Die geplante kräftige Erhöhung der Grundsteuer in Pirmasens und die drastische Erhöhung der Kreisumlagen bei einigen Landkreisen sind dem Rechnungshof dann aber doch zu viel. Ein Sprecher des Rechnungshofs sagte dem SWR, es erzeuge eine Unwucht im Land, wenn einzelne Kommunen deutlich höhere Umlagen bzw. Grundsteuern verlangten als der Rest der Kommunen.

Forderung nach Härteausgleich

Der Rechnungshof und auch die betroffenen Kommunen fordern deshalb einen Härteausgleich, der besonders hoch verschuldeten Kommunen mehr Geld zur Verfügung stellt, um am Entschuldungsprogramm teilnehmen zu können. Der Rechnungshof verweist darauf, dass auch das höchste Gericht im Land - der Verfassungsgerichtshof - in seinem Urteil zu den Kommunalfinanzen 2020 einen solchen Härteausgleich anregt.

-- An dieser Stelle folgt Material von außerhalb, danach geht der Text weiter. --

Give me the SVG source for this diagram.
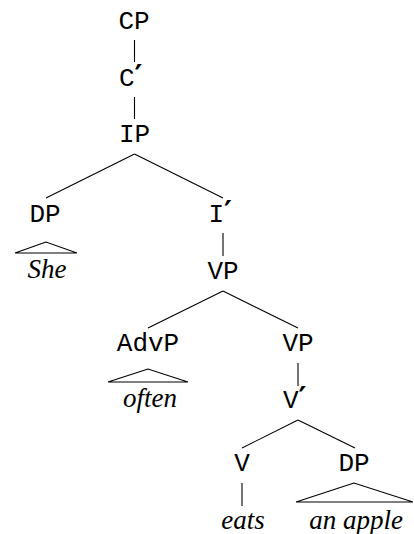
<svg xmlns="http://www.w3.org/2000/svg" width="414" height="534" viewBox="0 0 414 534">
<style>
.lab{font-family:"Courier New","Nimbus Mono PS","FreeMono","Liberation Mono","DejaVu Sans Mono",monospace;font-size:26px;fill:#000;text-anchor:middle}
.pl{text-anchor:start}
.pr{font-family:"DejaVu Serif","Liberation Serif",serif;font-size:30px;font-weight:bold}
.leaf{font-family:"Liberation Serif","DejaVu Serif",serif;font-style:italic;font-size:27px;fill:#000;text-anchor:middle}
line,polygon{stroke:#000;stroke-width:1.1;fill:none}
</style>
<rect width="414" height="534" fill="#fff"/>
<g id="connectors">
<line x1="134.5" y1="40" x2="134.5" y2="62"/>
<line x1="134.5" y1="97" x2="134.5" y2="119"/>
<line x1="134.5" y1="154" x2="46" y2="198"/>
<line x1="134.5" y1="154" x2="223" y2="198"/>
<line x1="223" y1="233" x2="223" y2="256"/>
<line x1="223" y1="291" x2="148" y2="328"/>
<line x1="223" y1="291" x2="298" y2="328"/>
<line x1="298" y1="363" x2="298" y2="386"/>
<line x1="298" y1="420" x2="242" y2="448"/>
<line x1="298" y1="420" x2="355" y2="448"/>
<line x1="242" y1="483" x2="242" y2="506"/>
</g>
<g id="CP"><text class="lab" x="134" y="29">CP</text></g>
<g id="Cbar"><text class="lab pl" x="119" y="86">C<tspan class="pr">′</tspan></text></g>
<g id="IP"><text class="lab" x="134.5" y="142">IP</text></g>
<g id="DP1"><text class="lab" x="45" y="222">DP</text></g>
<g id="She"><polygon points="46,242 15,253 77,253"/><text class="leaf" x="47" y="278">She</text></g>
<g id="Ibar"><text class="lab pl" x="208.5" y="222">I<tspan class="pr">′</tspan></text></g>
<g id="VP1"><text class="lab" x="223" y="279">VP</text></g>
<g id="AdvP"><text class="lab" x="148" y="351">AdvP</text></g>
<g id="often"><polygon points="148,369 108,382 188,382"/><text class="leaf" x="150" y="407">often</text></g>
<g id="VP2"><text class="lab" x="298" y="351">VP</text></g>
<g id="Vbar"><text class="lab pl" x="283" y="408">V<tspan class="pr">′</tspan></text></g>
<g id="V"><text class="lab" x="242" y="471">V</text></g>
<g id="eats"><text class="leaf" x="243" y="529">eats</text></g>
<g id="DP2"><text class="lab" x="354" y="471">DP</text></g>
<g id="anapple"><polygon points="354,483 296,502 413,502"/><text class="leaf" x="356" y="529">an apple</text></g>
</svg>
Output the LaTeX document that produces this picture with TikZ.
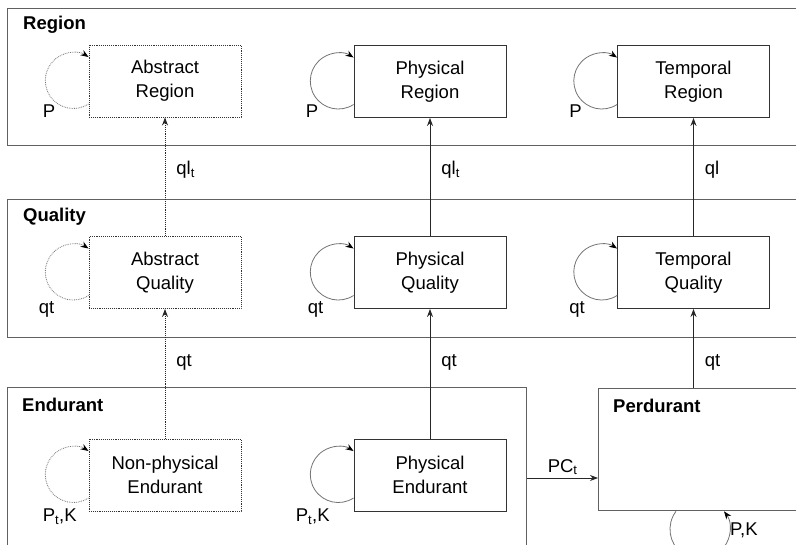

Auch das Bündnis für gleichwertige Lebensverhältnisse in Rheinland-Pfalz fordert einen Härteausgleich. Zu dem Bündnis gehören neben den Kommunalverbänden unter anderem der Deutsche Gewerkschaftsbund sowie die Industrie- und Handelskammer. In einem Positionspapier heißt es, viele Kommunen könnten weiterhin keinen ausgeglichenen Haushalt vorlegen. Um für gleichwertige Lebensverhältnisse zu sorgen, bräuchten diese Kommunen eine finanzielle Perspektive, ohne die eigenen Bürger über Gebühr zu beanspruchen.

Das Innenministerium hat sich dennoch gegen einen solchen Härteausgleich entschieden. In einer Stellungnahme des Ministeriums zum Thema heißt es sinngemäß, mit der Idee eines Härteausgleichs werde man sich vorerst nicht beschäftigen.